Ce n’est pas la transparence qui nous attend, mais la surveillance généralisée. Tous flics ! Tous juges ! Tous inspecteurs du fisc ! Qui résisterait à une promesse si démocratique ? L’ennui, c’est qu’un tribunal populaire est toujours synonyme de justice de classe. Après tout, serait-ce si grave quand « les riches mènent une guerre contre les pauvres », ainsi qu’a pu tranquillement le proférer, sur un plateau de télévision, une sociologue présumée (5)? Ces pénibles déballages ne sont-ils pas le prix à payer pour restaurer la confiance des citoyens ? Quand les gens souffrent, que le chômage progresse, que la vie est de plus en plus difficile, l’opulence dont bénéficient certains, qui ne sont pas toujours meilleurs ou plus compétents qu’eux, leur apparaît comme une injustice. On peut le comprendre. Mais comprendre ne signifie pas approuver. Les pères-la-vertu qui prétendent nous rééduquer ne cessent de flatter en nous ces passions tristes que sont l’envie et la jalousie. À jouer sur nos ressentiments, on gagne à tous les coups.
Elisabeth Lévy
- « La méfiance, une vertu citoyenne », Sophie Wahnich, Le Monde, 19 avril 2013.

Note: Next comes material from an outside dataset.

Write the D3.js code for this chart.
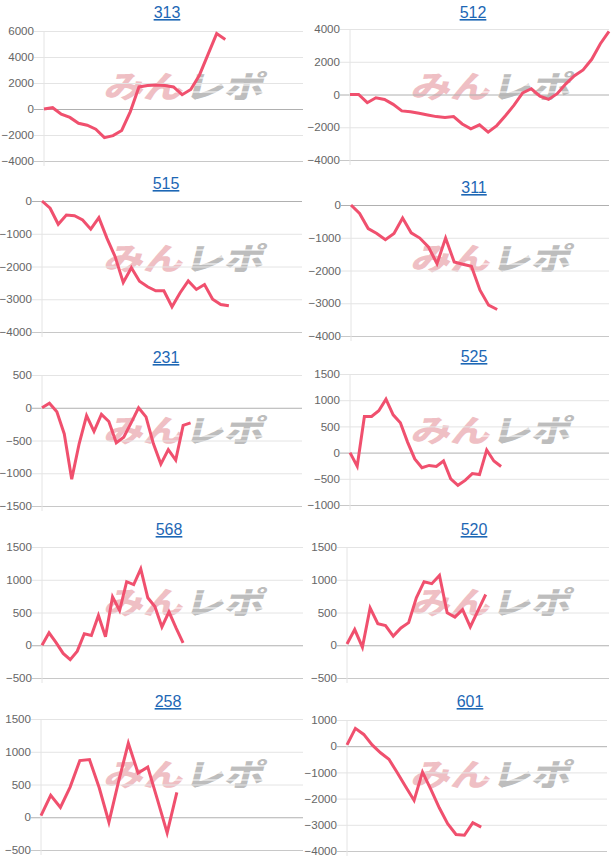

- Que Gil Mihaely se rassure : ceci n’est pas une attaque physique. Bien sûr que non : d’abord, cette moustache est un fait et, à Causeur comme à Mediapart, nous aimons les faits, seulement les faits ; et puis, j’adore les moustaches, et j’ai d’ailleurs d’excellent(e)s ami(e)s moustachu(e)s – dont certains, j’en profite pour le signaler, sont même homosexuels.
- Au terme d’un échange qui devrait figurer dans les dictionnaires à l’entrée « dialogue de sourds », il m’a autorisée à publier l’intégralité de nos courriels. Nous le ferons sur le site.
- Cela n’interdit évidemment pas de vérifier que les ministres et élus ne s’enrichissent pas au cours de leur mandat.
- Je sais, je l’ai déjà citée, mais je ne m’en lasse pas.